There’s a good chance, however, that CalPERS won’t hit its new target on time. PERE understands that the pension plan’s real estate managers haven’t all been able to deploy all of the capital that CalPERS had allocated to them in previous fiscal years, as a result of a highly competitive property market that has made it more difficult to find assets with appropriate pricing and returns to meet CalPERS’ investment thresholds. “You can get a respectable return, but it’s a tighter return than it was a couple of years ago,” one manager said.
It is true that many institutional investors have been unable to put as much money to work in real estate as they intended, as properties continue to be fully priced. Retirement systems like CalPERS, however, face a particular disadvantage in that they typically are held to fixed return targets, which often don’t apply to other property buyers like sovereign wealth funds, insurance companies and real estate investment trusts. This makes it even harder for them to source good deals.
Given current market conditions, CalPERS consultants Wilshire Associates and the Pension Consulting Alliance both have advised their client to remain disciplined in its underwriting and avoid unnecessary risks as it seeks to increase its allocation in real estate.
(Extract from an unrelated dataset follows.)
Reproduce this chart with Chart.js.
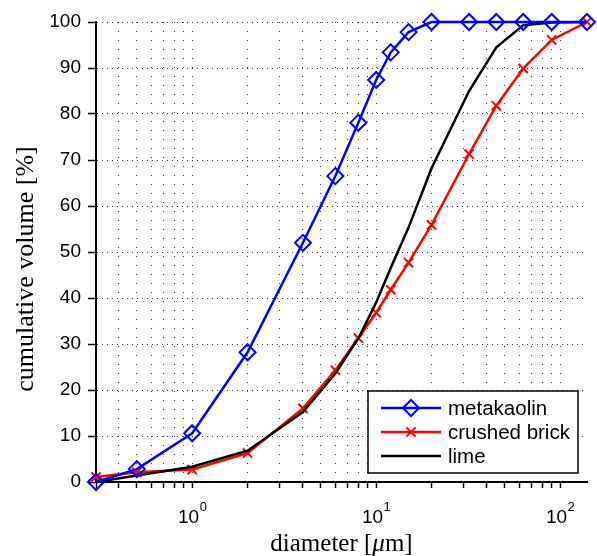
<!DOCTYPE html>
<html>
<head>
<meta charset="utf-8">
<script src="https://cdn.jsdelivr.net/npm/chart.js@4.4.0/dist/chart.umd.min.js"></script>
<style>
html, body { margin: 0; padding: 0; background: #fff; }
</style>
</head>
<body>
<canvas id="psd-chart" width="597" height="556"></canvas>
<script>
// particle size distribution, cumulative volume [%] vs diameter [um]
var diameters = [0.3, 0.5, 1, 2, 4, 6, 8, 10, 12, 15, 20, 32, 45, 63, 90, 140];
var metakaolin = [0, 2.8, 10.6, 28.2, 52, 66.5, 78.1, 87.4, 93.4, 97.8, 100, 100, 100, 100, 100, 100];
var crushedBrick = [1.1, 2.1, 2.7, 6.3, 16, 24.3, 31.3, 36.8, 41.8, 47.7, 55.9, 71.3, 81.8, 89.9, 96.1, 100];
var lime = [0, 1.4, 3.3, 6.8, 15.2, 23.6, 31.2, 39, 46.5, 55.3, 68.2, 85, 94.5, 99.3, 99.9, 100];
var seriesNames = ['metakaolin', 'crushed brick', 'lime'];
var seriesColors = ['#0000ff', '#ff0000', '#000000'];
var xDecades = [1, 10, 100];
var xTitle = ['diameter [', '\u03bc', 'm]'];
var yTitle = 'cumulative volume [%]';

var sansFont = '"Liberation Sans", Arial, Helvetica, sans-serif';
var serifFont = '"Liberation Serif", "Times New Roman", serif';

function points(values) {
    var out = [];
    for (var i = 0; i < diameters.length; i++) {
        out.push({x: diameters[i], y: values[i]});
    }
    return out;
}

function diamond(ctx, cx, cy, r) {
    ctx.beginPath();
    ctx.moveTo(cx, cy - r);
    ctx.lineTo(cx + r, cy);
    ctx.lineTo(cx, cy + r);
    ctx.lineTo(cx - r, cy);
    ctx.closePath();
    ctx.stroke();
}

function cross(ctx, cx, cy, r) {
    var d = r * Math.SQRT1_2;
    ctx.beginPath();
    ctx.moveTo(cx - d, cy - d);
    ctx.lineTo(cx + d, cy + d);
    ctx.moveTo(cx + d, cy - d);
    ctx.lineTo(cx - d, cy + d);
    ctx.stroke();
}

// axis labels with superscripts, titles and the boxed legend
var extras = {
    id: 'extras',
    afterDraw: function(chart) {
        var ctx = chart.ctx;
        var xs = chart.scales.x;
        var area = chart.chartArea;
        ctx.save();
        ctx.fillStyle = '#000';
        ctx.textBaseline = 'alphabetic';
        ctx.textAlign = 'left';

        xDecades.forEach(function(v) {
            var px = xs.getPixelForValue(v);
            var exp = String(Math.round(Math.log10(v)));
            ctx.font = '19px ' + sansFont;
            var w1 = ctx.measureText('10').width;
            ctx.font = '13px ' + sansFont;
            var w2 = ctx.measureText(exp).width;
            var left = px - (w1 + w2) / 2;
            ctx.font = '19px ' + sansFont;
            ctx.fillText('10', left, 523);
            ctx.font = '13px ' + sansFont;
            ctx.fillText(exp, left + w1 + 0.5, 511);
        });

        // x title
        var fonts = ['25px ' + serifFont, 'italic 25px ' + serifFont, '25px ' + serifFont];
        var widths = xTitle.map(function(t, i) { ctx.font = fonts[i]; return ctx.measureText(t).width; });
        var total = widths.reduce(function(a, b) { return a + b; }, 0);
        var tx = (area.left + area.right) / 2 - total / 2;
        xTitle.forEach(function(t, i) {
            ctx.font = fonts[i];
            ctx.fillText(t, tx, 551);
            tx += widths[i];
        });

        // y title
        ctx.save();
        ctx.translate(33, 269);
        ctx.rotate(-Math.PI / 2);
        ctx.textAlign = 'center';
        ctx.font = '26px ' + serifFont;
        ctx.fillText(yTitle, 0, 0);
        ctx.restore();

        // legend
        var bx = area.right - 219, by = area.bottom - 91, bw = 210, bh = 82;
        ctx.fillStyle = '#fff';
        ctx.fillRect(bx, by, bw, bh);
        ctx.strokeStyle = '#000';
        ctx.lineWidth = 1.5;
        ctx.strokeRect(bx, by, bw, bh);
        ctx.font = '20.5px ' + sansFont;
        ctx.textBaseline = 'middle';
        ctx.textAlign = 'left';
        seriesNames.forEach(function(name, i) {
            var ry = by + 17 + i * 24;
            ctx.strokeStyle = seriesColors[i];
            ctx.lineWidth = 2.5;
            ctx.beginPath();
            ctx.moveTo(bx + 13, ry);
            ctx.lineTo(bx + 73, ry);
            ctx.stroke();
            ctx.lineWidth = 2;
            if (i === 0) diamond(ctx, bx + 43, ry, 8);
            if (i === 1) cross(ctx, bx + 43, ry, 6.5);
            ctx.fillStyle = '#000';
            ctx.fillText(name, bx + 80, ry + 1);
        });
        ctx.restore();
    }
};

var config = {
    type: 'line',
    data: {
        datasets: [{
            label: seriesNames[0],
            data: points(metakaolin),
            borderColor: seriesColors[0],
            borderWidth: 2.5,
            pointStyle: 'rectRot',
            pointRadius: 8,
            pointBorderWidth: 2,
            pointBorderColor: seriesColors[0],
            pointBackgroundColor: 'rgba(0,0,0,0)',
            order: 0,
            clip: false
        }, {
            label: seriesNames[1],
            data: points(crushedBrick),
            borderColor: seriesColors[1],
            borderWidth: 2.5,
            pointStyle: 'crossRot',
            pointRadius: 6.5,
            pointBorderWidth: 2,
            pointBorderColor: seriesColors[1],
            order: 2,
            clip: false
        }, {
            label: seriesNames[2],
            data: points(lime),
            borderColor: seriesColors[2],
            borderWidth: 2.5,
            pointRadius: 0,
            order: 1,
            clip: false
        }]
    },
    options: {
        responsive: false,
        animation: false,
        layout: { padding: { top: 22, right: 8, left: 0, bottom: 0 } },
        plugins: { legend: { display: false }, tooltip: { enabled: false } },
        elements: { line: { tension: 0 } },
        scales: {
            x: {
                type: 'logarithmic',
                min: 0.3,
                max: 140,
                afterBuildTicks: function(scale) {
                    var ticks = [];
                    for (var e = -1; e <= 2; e++) {
                        for (var m = 1; m <= 9; m++) {
                            var v = m * Math.pow(10, e);
                            if (v >= 0.3 - 1e-9 && v <= 140) ticks.push({value: v});
                        }
                    }
                    scale.ticks = ticks;
                },
                afterFit: function(scale) { scale.height = 74; },
                ticks: {
                    autoSkip: false,
                    maxRotation: 0,
                    callback: function() { return ''; }
                },
                grid: {
                    color: '#444',
                    lineWidth: 1,
                    tickColor: '#000',
                    tickWidth: 1.5,
                    tickLength: 6
                },
                border: { display: true, color: '#000', width: 2, dash: [1, 8] }
            },
            y: {
                min: 0,
                max: 100,
                afterFit: function(scale) { scale.width = 96; },
                ticks: {
                    stepSize: 5,
                    padding: 7,
                    color: '#000',
                    font: { family: sansFont, size: 19 },
                    callback: function(v) { return v % 10 === 0 ? v : ''; }
                },
                grid: {
                    color: function(c) { return c.tick && c.tick.value % 10 === 0 ? '#444' : 'rgba(0,0,0,0)'; },
                    lineWidth: 1,
                    tickColor: '#000',
                    tickWidth: 1.5,
                    tickLength: 8
                },
                border: { display: true, color: '#000', width: 2, dash: [1, 4] }
            }
        }
    },
    plugins: [extras]
};

var ctx = document.getElementById('psd-chart').getContext('2d');
window.psdChart = new Chart(ctx, config);
</script>
</body>
</html>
Indeed, CalPERS and the managers are said to have avoided pursuing transactions that are not consistent with underwriting standards for risk and return. “We’ve got certain guidelines and if the market doesn’t provide the product that meets the guidelines, we probably won’t invest all the capital in a given year,” one manager said.
PERE understands that despite the failure to invest all of the $5.7 billion from its previous fiscal year, CalPERS has nonetheless increased its planned commitments for fiscal year 2014-15 to comply with its new asset allocation plan, which covers the next three to four years. In doing so, the pension plan is thinking more of its longer term goals, which is to reduce its risk in the equities markets by moving more capital into real estate and other real assets. With their lower correlation to equities, real assets also would provide diversification benefits and current income to CalPERS.
Because of this long-term perspective, coming up short on its real estate allocation matters less to the pension plan in the short term. For one thing, if the institution does miss its target next July, it still will be within the five percent allocation range for the asset class. More importantly, however, because real estate is cyclical, the pension plan could encounter more favorable buying conditions over the next three to four years than it does currently.
So despite appearances to the contrary, CalPERS and its real estate managers are not under pressure to invest billions into the asset class in the coming months. With regards to its asset allocation plan, CalPERS isn’t focused on any particular fiscal year. It’s looking at the big picture.